Emergency EMR Created in a Week to Respond to COVID-19 Crisis

A team from Regenstrief Institute leveraged OpenMRS, a global open-source EMR, to create -- in a week -- an emergency EMR for first responders preparing for a possible influx of COVID-19 patients. Lessons learned can be applied to future health crises. Courtesy of Regenstrief Institute

A team from Regenstrief Institute leveraged OpenMRS, a global open-source electronic medical record (EMR), to create an emergency EMR for Indianapolis first responders preparing for a possible influx of COVID-19 patients. This process was completed in a week to allow Indianapolis Emergency Medical Services (IEMS) to register patients, collect basic clinical information, and send these encounters to Indiana's health information exchange, a crucial element to help the response to the COVID-19 pandemic.

IEMS asked Regenstrief research scientists for help as they made plans to create a triage center to treat patients in case the health system in Indianapolis became overwhelmed with COVID-19 patients. IEMS needed a faster, easier way to collected patient information and to send these data to the Indiana Network for Patient Care (INPC), which is managed by the Indiana Health Information Exchange (IHIE). This way patient records would be accessible to health systems and doctors during future visits.

Most EMRs are from large software vendors and vary by health systems.
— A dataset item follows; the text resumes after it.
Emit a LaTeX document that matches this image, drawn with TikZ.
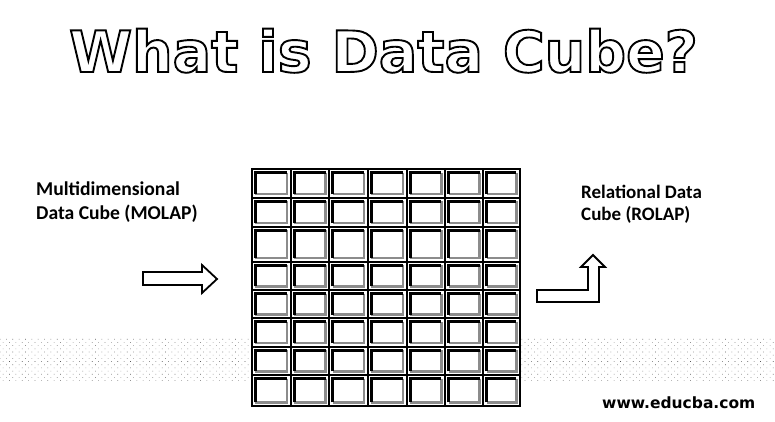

IEMS did not have access to one.

"Our entire team jumped into action, employing the open source system available in OpenMRS," said Jonathan J. Dick, MD, a project leader and member of Regenstrief's Global Health Informatics program. "We worked with IHIE and IEMS to create forms to enter relevant COVID-19 data into the INPC. Within one week, we were prepared to make the interface live. Thankfully, we never needed to break the glass because the healthcare systems in the state did not become overwhelmed."

This work demonstrates that it is possible to leverage existing tools to create EMRs in emergency situations to improve crisis response.

"We learned valuable lessons from this experience that can be applied to future emergencies. This system can be adapted to work in other states or even countries, and it can be done very quickly," said Burke Mamlin, MD, a project leader and member of Regenstrief's Global Health Informatics program. "This shows the value of open source and how it can lead to global goods that can benefit us in the United States."

Regenstrief Institute helped to found OpenMRS, which is used to build and manage health systems in underserved countries. The institute continues to be a leader in the worldwide volunteer network, helping with technical direction, implementation and innovation.

The process of creating the EMR was laid out in the peer-reviewed paper "OpenMRS as an Emergency EMR - How we used a Global Good to create an Emergency EMR in a Week" published in the International Journal of Medical Informatics online ahead of print.

In addition to Mamlin and Dick, other authors on the paper are Jennifer E. Shivers, MFA, of Regenstrief Institute and Nancy K. Glober, MD, of Indiana University School of Medicine.